>> begin
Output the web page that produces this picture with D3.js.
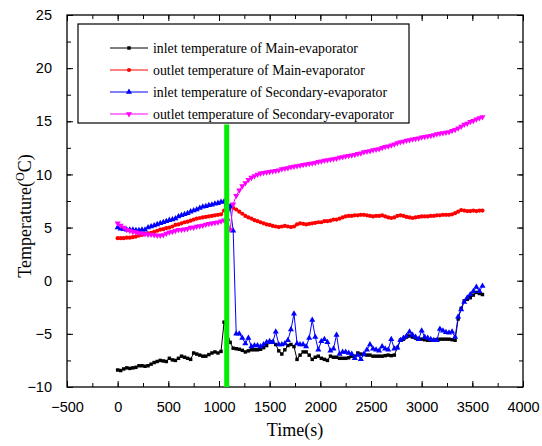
<!DOCTYPE html>
<html><head><meta charset="utf-8">
<script src="https://cdn.jsdelivr.net/npm/d3@7"></script>
<style>body{margin:0;background:#fff}</style>
</head><body>
<svg id="chart" width="542" height="446"></svg>
<script>
// sampling grid (s)
const time = d3.range(0, 3601, 30);

const inletMain = [
 -8.4,-8.45,-8.3,-8.2,-8.25,-8.2,-8.15,-8.0,-8.0,-8.05,
 -8.0,-7.85,-7.7,-7.6,-7.5,-7.55,-7.6,-7.3,-7.45,-7.5,
 -7.3,-7.1,-7.2,-7.3,-7.4,-6.8,-6.9,-7.0,-7.1,-7.1,
 -6.95,-6.8,-6.7,-6.8,-6.65,-3.9,-4.8,-5.8,-6.35,-6.4,
 -6.45,-6.55,-6.7,-6.6,-6.5,-6.5,-6.5,-6.45,-6.3,-6.1,
 -5.8,-5.75,-6.0,-6.6,-6.9,-6.5,-6.1,-6.0,-6.2,-7.4,
 -7.0,-6.7,-6.7,-7.0,-7.4,-7.2,-7.1,-7.3,-7.4,-7.5,
 -7.1,-7.2,-7.2,-7.3,-7.3,-7.3,-7.25,-7.1,-7.1,-6.8,
 -6.9,-6.95,-7.0,-7.0,-7.1,-7.1,-7.1,-7.1,-7.05,-7.0,
 -7.05,-7.0,-6.3,-5.6,-5.5,-5.3,-5.2,-5.3,-5.4,-5.5,
 -5.5,-5.55,-5.6,-5.6,-5.6,-5.55,-5.5,-5.5,-5.5,-5.5,
 -5.55,-5.6,-3.6,-2.6,-1.9,-1.75,-1.6,-1.35,-1.1,-1.2,
 -1.3];

const outletMain = [
 4.0,4.0,4.0,4.05,4.05,4.1,4.15,4.25,4.3,4.4,
 4.45,4.5,4.6,4.7,4.8,4.85,4.95,5.0,5.1,5.25,
 5.3,5.4,5.5,5.55,5.65,5.75,5.85,5.9,5.95,6.0,
 6.05,6.1,6.15,6.2,6.25,6.6,6.9,7.0,6.85,6.7,
 6.5,6.3,6.1,5.95,5.85,5.7,5.6,5.5,5.4,5.3,
 5.25,5.15,5.1,5.05,5.1,5.15,5.1,5.05,5.1,5.3,
 5.4,5.35,5.3,5.35,5.4,5.45,5.5,5.5,5.6,5.6,
 5.65,5.75,5.75,5.85,5.95,6.05,6.1,6.1,6.15,6.15,
 6.2,6.2,6.15,6.1,6.05,6.1,6.1,6.15,6.05,5.95,
 5.9,5.95,6.1,6.15,6.1,6.0,5.95,5.9,5.95,6.0,
 6.05,6.05,6.05,6.1,6.1,6.15,6.15,6.2,6.2,6.2,
 6.25,6.35,6.5,6.65,6.6,6.55,6.55,6.6,6.55,6.6,
 6.6];

const inletSecondary = [
 5.0,4.9,4.85,4.8,4.8,4.8,4.75,4.75,4.8,4.8,
 5.0,5.1,5.2,5.3,5.4,5.5,5.6,5.7,5.75,5.85,
 6.05,6.15,6.25,6.35,6.5,6.6,6.7,6.85,6.95,7.0,
 7.1,7.15,7.25,7.3,7.4,7.45,5.8,7.0,4.7,-5.0,
 -5.0,-5.4,-5.9,-5.4,-6.2,-6.1,-6.1,-6.2,-6.0,-5.8,
 -5.7,-5.8,-4.8,-6.0,-6.0,-5.9,-5.6,-4.6,-3.1,-5.9,
 -6.0,-6.0,-6.2,-5.4,-3.7,-5.3,-6.5,-5.7,-5.5,-5.8,
 -6.6,-6.4,-5.1,-6.9,-6.7,-6.7,-6.8,-6.9,-7.3,-7.0,
 -7.4,-6.9,-6.5,-6.0,-6.4,-6.5,-6.6,-6.2,-6.4,-6.5,
 -5.5,-6.4,-6.3,-5.6,-5.4,-5.2,-4.8,-5.1,-5.3,-5.5,
 -4.7,-5.3,-5.4,-5.5,-5.6,-5.6,-4.55,-4.7,-4.85,-4.9,
 -4.8,-5.3,-3.4,-2.7,-2.0,-1.6,-1.3,-1.0,-0.6,-1.0,
 -0.5];

const outletSecondary = [
 5.4,5.2,5.0,4.8,4.7,4.6,4.55,4.5,4.45,4.4,
 4.35,4.35,4.3,4.25,4.25,4.3,4.45,4.55,4.6,4.7,
 4.8,4.8,4.85,4.9,5.0,5.0,5.1,5.15,5.2,5.3,
 5.35,5.4,5.45,5.5,5.6,5.7,5.7,4.8,7.2,8.0,
 8.5,8.9,9.2,9.5,9.7,9.85,10.0,10.1,10.15,10.2,
 10.25,10.3,10.35,10.4,10.5,10.55,10.6,10.7,10.75,10.8,
 10.85,10.9,10.95,11.0,11.05,11.1,11.2,11.25,11.3,11.35,
 11.4,11.45,11.5,11.6,11.65,11.7,11.75,11.8,11.85,11.95,
 12.0,12.1,12.15,12.2,12.3,12.35,12.4,12.5,12.6,12.65,
 12.75,12.85,12.95,13.05,13.1,13.2,13.25,13.3,13.35,13.4,
 13.5,13.55,13.6,13.65,13.7,13.8,13.85,13.9,13.95,14.0,
 14.1,14.2,14.35,14.5,14.7,14.8,14.95,15.05,15.2,15.3,
 15.4];

const seriesNames = [
 "inlet temperature of Main-evaporator",
 "outlet temperature of Main-evaporator",
 "inlet temperature of Secondary-evaporator",
 "outlet temperature of Secondary-evaporator"];
const seriesColors = ["#000000","#ff0000","#0000ff","#ff00ff"];
const xTicks = [-500,0,500,1000,1500,2000,2500,3000,3500,4000];
const yTicks = [-10,-5,0,5,10,15,20,25];
const switchTime = [1076];
const switchRange = [-10, 14.7];

const series = [
 {name: seriesNames[0], color: seriesColors[0], values: inletMain, sym: d3.symbolSquare, size: 12, rot: 0},
 {name: seriesNames[1], color: seriesColors[1], values: outletMain, sym: d3.symbolCircle, size: 14, rot: 0},
 {name: seriesNames[2], color: seriesColors[2], values: inletSecondary, sym: d3.symbolTriangle, size: 16, rot: 0},
 {name: seriesNames[3], color: seriesColors[3], values: outletSecondary, sym: d3.symbolTriangle, size: 16, rot: 180}
];

const svg = d3.select("#chart");
const L = 67, R = 523, T = 15, B = 387;
const x = d3.scaleLinear().domain([-500, 4000]).range([L, R]);
const y = d3.scaleLinear().domain([-10, 25]).range([B, T]);

const tickFont = "'Liberation Sans', Arial, sans-serif";
const serif = "'Liberation Serif', 'Times New Roman', serif";

const xMinor = d3.range(-500, 4001, 250);
const yMinor = d3.range(-10, 25.01, 2.5);

function styleAxis(g){
  g.select(".domain").remove();
  g.selectAll("line").attr("stroke","#000").attr("stroke-width",1);
}
// bottom
svg.append("g").attr("transform",`translate(0,${B})`)
  .call(d3.axisBottom(x).tickValues(xMinor).tickSize(-4).tickFormat(""))
  .call(styleAxis);
svg.append("g").attr("transform",`translate(0,${B})`)
  .call(d3.axisBottom(x).tickValues(xTicks).tickSize(-6).tickPadding(15).tickFormat(d3.format("d")))
  .call(styleAxis)
  .call(g=>g.selectAll("text").attr("font-family",tickFont).attr("font-size",14.5).attr("fill","#000"));
// top
svg.append("g").attr("transform",`translate(0,${T})`)
  .call(d3.axisTop(x).tickValues(xMinor).tickSize(-4).tickFormat("")).call(styleAxis);
svg.append("g").attr("transform",`translate(0,${T})`)
  .call(d3.axisTop(x).tickValues(xTicks).tickSize(-6).tickFormat("")).call(styleAxis);
// left
svg.append("g").attr("transform",`translate(${L},0)`)
  .call(d3.axisLeft(y).tickValues(yMinor).tickSize(-4).tickFormat("")).call(styleAxis);
svg.append("g").attr("transform",`translate(${L},0)`)
  .call(d3.axisLeft(y).tickValues(yTicks).tickSize(-6).tickPadding(15).tickFormat(d3.format("d")))
  .call(styleAxis)
  .call(g=>g.selectAll("text").attr("font-family",tickFont).attr("font-size",14.5).attr("fill","#000"));
// right
svg.append("g").attr("transform",`translate(${R},0)`)
  .call(d3.axisRight(y).tickValues(yMinor).tickSize(-4).tickFormat("")).call(styleAxis);
svg.append("g").attr("transform",`translate(${R},0)`)
  .call(d3.axisRight(y).tickValues(yTicks).tickSize(-6).tickFormat("")).call(styleAxis);

// frame
svg.append("rect").attr("x",L).attr("y",T).attr("width",R-L).attr("height",B-T)
  .attr("fill","none").attr("stroke","#000").attr("stroke-width",1.3);

// series
const line = d3.line().x((d,i)=>x(time[i])).y(d=>y(d));
series.forEach(s=>{
  svg.append("path").datum(s.values).attr("d",line)
    .attr("fill","none").attr("stroke",s.color).attr("stroke-width",1);
  const sym = d3.symbol().type(s.sym).size(s.size);
  svg.append("g").selectAll("path").data(s.values).join("path")
    .attr("d",sym)
    .attr("transform",(d,i)=>`translate(${x(time[i])},${y(d)}) rotate(${s.rot})`)
    .attr("fill",s.color);
});

// green switch line
svg.append("line")
  .attr("x1",x(switchTime[0])).attr("x2",x(switchTime[0]))
  .attr("y1",y(switchRange[1])).attr("y2",y(switchRange[0]))
  .attr("stroke","#00ee00").attr("stroke-width",5);

// legend
const lg = svg.append("g");
lg.append("rect").attr("x",78).attr("y",24).attr("width",331).attr("height",99)
  .attr("fill","#fff").attr("stroke","#000").attr("stroke-width",1.2);
const rowY = [48, 70, 92, 114];
series.forEach((s,i)=>{
  lg.append("line").attr("x1",110).attr("x2",148).attr("y1",rowY[i]).attr("y2",rowY[i])
    .attr("stroke",s.color).attr("stroke-width",1);
  lg.append("path").attr("d",d3.symbol().type(s.sym).size(s.size))
    .attr("transform",`translate(129,${rowY[i]}) rotate(${s.rot})`).attr("fill",s.color);
  lg.append("text").attr("x",153).attr("y",rowY[i]+4.5)
    .attr("font-family",serif).attr("font-size",13.8).attr("fill","#000").text(s.name);
});

// axis titles
svg.append("text").attr("x",(L+R)/2).attr("y",436).attr("text-anchor","middle")
  .attr("font-family",serif).attr("font-size",18).text("Time(s)");
const yt = svg.append("text").attr("transform","translate(31,216) rotate(-90)")
  .attr("text-anchor","middle").attr("font-family",serif).attr("font-size",18);
yt.append("tspan").text("Temperature(");
yt.append("tspan").attr("font-size",12).attr("dy",-7).text("O");
yt.append("tspan").attr("dy",7).text("C)");
</script>
</body></html>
>> end
● Exercise prompt
The lines from the start of the data through the line that contains "const time = d3.range(0, 3601, 30);" are to be returned exactly, please, with both ends included and every picture left out.

● Solution to this task
Output the web page that produces this picture with D3.js.
<!DOCTYPE html>
<html><head><meta charset="utf-8">
<script src="https://cdn.jsdelivr.net/npm/d3@7"></script>
<style>body{margin:0;background:#fff}</style>
</head><body>
<svg id="chart" width="542" height="446"></svg>
<script>
// sampling grid (s)
const time = d3.range(0, 3601, 30);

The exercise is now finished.